PROMPT » All of the data that follows should be retyped exactly, please, except the pictures.

DATA »
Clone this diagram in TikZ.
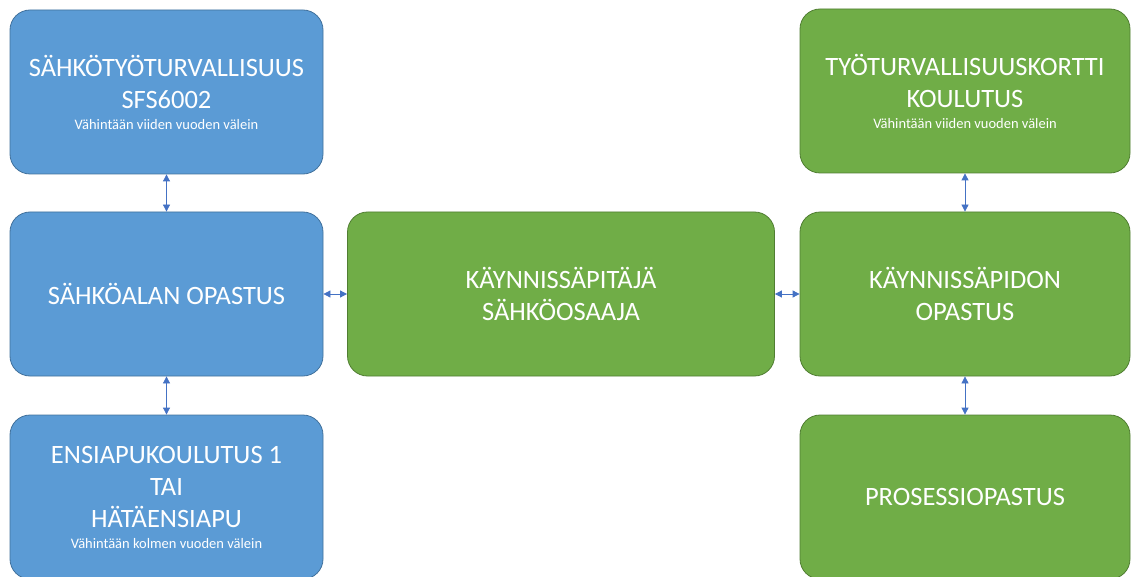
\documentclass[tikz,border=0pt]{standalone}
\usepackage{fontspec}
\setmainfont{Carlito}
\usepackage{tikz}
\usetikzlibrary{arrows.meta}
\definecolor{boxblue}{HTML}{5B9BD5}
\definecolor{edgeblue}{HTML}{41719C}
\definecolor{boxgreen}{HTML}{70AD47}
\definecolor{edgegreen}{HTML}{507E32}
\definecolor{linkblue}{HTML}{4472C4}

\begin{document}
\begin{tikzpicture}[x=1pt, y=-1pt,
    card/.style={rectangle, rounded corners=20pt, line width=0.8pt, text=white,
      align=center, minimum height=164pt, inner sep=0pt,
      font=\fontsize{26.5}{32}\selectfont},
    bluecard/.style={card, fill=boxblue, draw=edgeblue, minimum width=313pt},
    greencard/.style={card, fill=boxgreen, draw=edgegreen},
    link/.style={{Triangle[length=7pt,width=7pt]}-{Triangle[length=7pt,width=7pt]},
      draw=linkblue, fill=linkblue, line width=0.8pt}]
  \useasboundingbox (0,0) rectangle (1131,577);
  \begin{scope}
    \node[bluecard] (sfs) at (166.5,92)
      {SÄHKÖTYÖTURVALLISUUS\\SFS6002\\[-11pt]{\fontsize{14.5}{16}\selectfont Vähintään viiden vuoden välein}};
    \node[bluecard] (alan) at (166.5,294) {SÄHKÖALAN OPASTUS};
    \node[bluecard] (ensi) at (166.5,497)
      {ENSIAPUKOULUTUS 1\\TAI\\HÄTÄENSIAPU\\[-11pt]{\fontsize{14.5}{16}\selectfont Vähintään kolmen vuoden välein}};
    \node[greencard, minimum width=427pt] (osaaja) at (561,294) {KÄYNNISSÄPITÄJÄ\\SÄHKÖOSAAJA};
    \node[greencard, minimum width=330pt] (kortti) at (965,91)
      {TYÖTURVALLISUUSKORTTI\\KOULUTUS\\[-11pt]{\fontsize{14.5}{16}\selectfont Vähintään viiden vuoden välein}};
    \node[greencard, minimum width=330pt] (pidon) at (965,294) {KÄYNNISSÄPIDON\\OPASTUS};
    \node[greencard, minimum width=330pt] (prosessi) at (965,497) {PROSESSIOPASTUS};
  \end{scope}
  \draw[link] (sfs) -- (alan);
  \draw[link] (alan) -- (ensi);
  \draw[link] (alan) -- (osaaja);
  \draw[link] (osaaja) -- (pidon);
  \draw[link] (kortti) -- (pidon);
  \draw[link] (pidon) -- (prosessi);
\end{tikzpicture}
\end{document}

FINAL RESULT »
Clone this diagram in TikZ.
\documentclass[tikz,border=0pt]{standalone}
\usepackage{fontspec}
\setmainfont{Carlito}
\usepackage{tikz}
\usetikzlibrary{arrows.meta}
\definecolor{boxblue}{HTML}{5B9BD5}
\definecolor{edgeblue}{HTML}{41719C}
\definecolor{boxgreen}{HTML}{70AD47}
\definecolor{edgegreen}{HTML}{507E32}
\definecolor{linkblue}{HTML}{4472C4}

\begin{document}
\begin{tikzpicture}[x=1pt, y=-1pt,
    card/.style={rectangle, rounded corners=20pt, line width=0.8pt, text=white,
      align=center, minimum height=164pt, inner sep=0pt,
      font=\fontsize{26.5}{32}\selectfont},
    bluecard/.style={card, fill=boxblue, draw=edgeblue, minimum width=313pt},
    greencard/.style={card, fill=boxgreen, draw=edgegreen},
    link/.style={{Triangle[length=7pt,width=7pt]}-{Triangle[length=7pt,width=7pt]},
      draw=linkblue, fill=linkblue, line width=0.8pt}]
  \useasboundingbox (0,0) rectangle (1131,577);
  \begin{scope}
    \node[bluecard] (sfs) at (166.5,92)
      {SÄHKÖTYÖTURVALLISUUS\\SFS6002\\[-11pt]{\fontsize{14.5}{16}\selectfont Vähintään viiden vuoden välein}};
    \node[bluecard] (alan) at (166.5,294) {SÄHKÖALAN OPASTUS};
    \node[bluecard] (ensi) at (166.5,497)
      {ENSIAPUKOULUTUS 1\\TAI\\HÄTÄENSIAPU\\[-11pt]{\fontsize{14.5}{16}\selectfont Vähintään kolmen vuoden välein}};
    \node[greencard, minimum width=427pt] (osaaja) at (561,294) {KÄYNNISSÄPITÄJÄ\\SÄHKÖOSAAJA};
    \node[greencard, minimum width=330pt] (kortti) at (965,91)
      {TYÖTURVALLISUUSKORTTI\\KOULUTUS\\[-11pt]{\fontsize{14.5}{16}\selectfont Vähintään viiden vuoden välein}};
    \node[greencard, minimum width=330pt] (pidon) at (965,294) {KÄYNNISSÄPIDON\\OPASTUS};
    \node[greencard, minimum width=330pt] (prosessi) at (965,497) {PROSESSIOPASTUS};
  \end{scope}
  \draw[link] (sfs) -- (alan);
  \draw[link] (alan) -- (ensi);
  \draw[link] (alan) -- (osaaja);
  \draw[link] (osaaja) -- (pidon);
  \draw[link] (kortti) -- (pidon);
  \draw[link] (pidon) -- (prosessi);
\end{tikzpicture}
\end{document}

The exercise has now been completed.